Faculty and Resident Participants
Dr. Levi was among more than a dozen Miller School neurosurgery faculty, fellows and residents who presented their work at the CNS annual meeting and played a major role in other high-profile activities.
Michael Wang, M.D., chief of neurosurgery at UHealth Tower, discussed “Navigation and Robotics: Fad or Future?” in a scientific session. “I discussed our hospital’s two leading-edge robot platforms,” said Dr. Wang, who also presented on “Pushing the Envelope of Spine Surgery,” and “My Worst Spinal Complication: Lessons Learned.”
Dr. Wang launched the official podcast of the American Association of Neurological Surgeons (AANS) at the meeting. “Now anyone can listen and share in the highs and lows of being a neurosurgeon,” he said. “Our guests include world-renowned neurosurgical leaders, scientists, inventors, and clinicians. Have a listen for free on Apple Podcast or Spotify.”
Miller School sixth-year neurosurgery resident Iahn Cajigas, M.D., Ph.D., received the CNS Stereotactic and Functional Neurosurgery Resident Award for his abstract, “A Fully Implantable Brain Machine Interface for Volitional Hand Grasp Restoration in Cervical Quadriplegia.”
“We implanted an experimental recording device in the brain of a 22-year-old patient who had a spinal cord injury five years ago,” said Dr. Cajigas. “When he thinks about moving his hand, we were able to trigger electrical stimulation of the hand muscle nerves so that he could pick up objects, such as a spoon, and feed himself.”

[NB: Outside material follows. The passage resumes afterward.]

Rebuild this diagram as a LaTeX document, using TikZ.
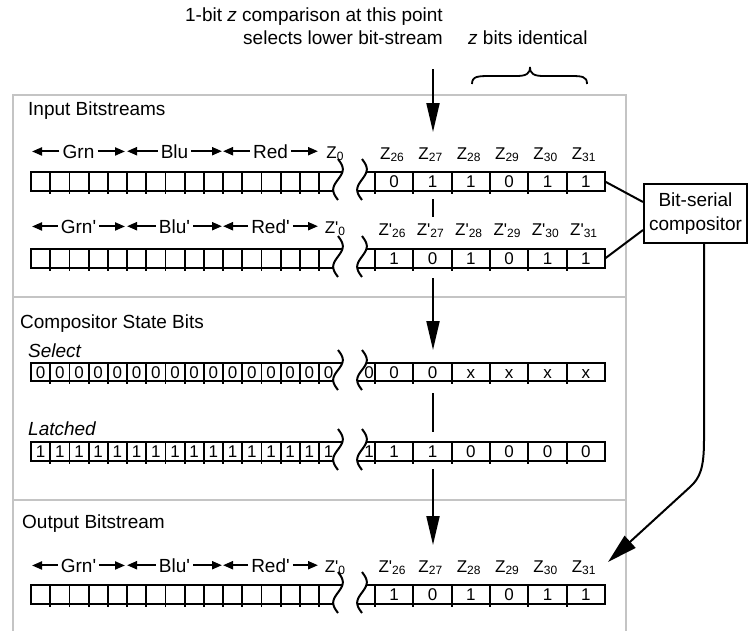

Although the brain interface is now limited to a laboratory setting, Dr. Cajigas hopes to continue the work to someday give patients a higher quality of life at home. “We are the first to do this in the U.S., and the prospects are very exciting,” he added.
Other Miller School faculty presenting at CNS included:
- Jacques Morcos, M.D., professor and co-chair of the Department of Neurosurgery, and AANS board member: “Brain Tumor Update: Benign Brain Tumors,” “Acoustic Neuromas: Current Management Strategies,” and “Challenging Skull Based Tumors: Operative Techniques and Case-based Discussions.”

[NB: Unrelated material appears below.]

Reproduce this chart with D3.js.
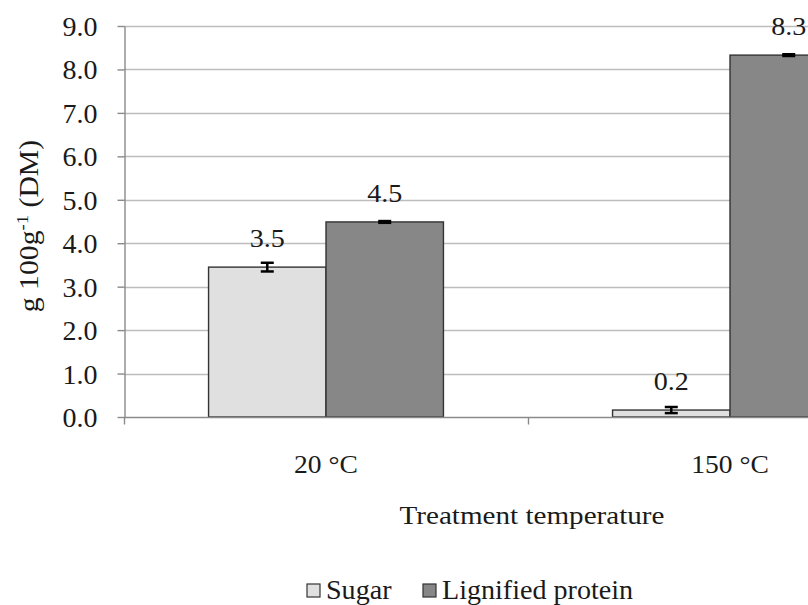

- Ricardo J. Komotar, M.D., director of the Brain Tumor Initiative, director of surgical neuro-oncology, and director of the neuro-oncology fellowship program in the Department of Neurological Surgery: “Treatment Strategies for Single vs. Multiple Metastases,” “Guidelines on Management on Brain Metastases,” and “Guidelines for the Surgical Management of Glioblastoma.”
- Robert M. Starke, M.D., M.Sc., professor of neurological surgery and radiology, co-director of Endovascular Neurosurgery at UM/Jackson Memorial Hospital, and director of neurovascular research: “A Comprehensive and Evidence-based Guidelines Review for the Treatment of Intracranial Aneurysms.”
- Eric C. Peterson, M.D., associate professor of neurological surgery and director of endovascular neurosurgery at UHealth Tower: “Acute Stroke Care: Guidelines Review and Future Directions.”
- Carolina Benjamin, M.D., did not attend the conference, but had four of her studies presented: “The Use of Virtual Reality Platforms Combined with Diffusion Tensor Imaging in the Preoperative Planning and Intraoperative Navigation of Deep Seated Cavernomas,” “Earlier Radiosurgery Leads to Better Pain Relief and Less Medication Usage for Trigeminal Neuralgia Patients: An International, Multi-center Study,” “Simultaneous Treatment of Petroclival Meningiomas and the Trigeminal Nerve with Gamma Knife Radiosurgery for Tumor-Related Trigeminal Neuralgia,” and “Role of Stereotactic Radiosurgery in the Care of Patients with >25 Cumulative Brain Metastases.”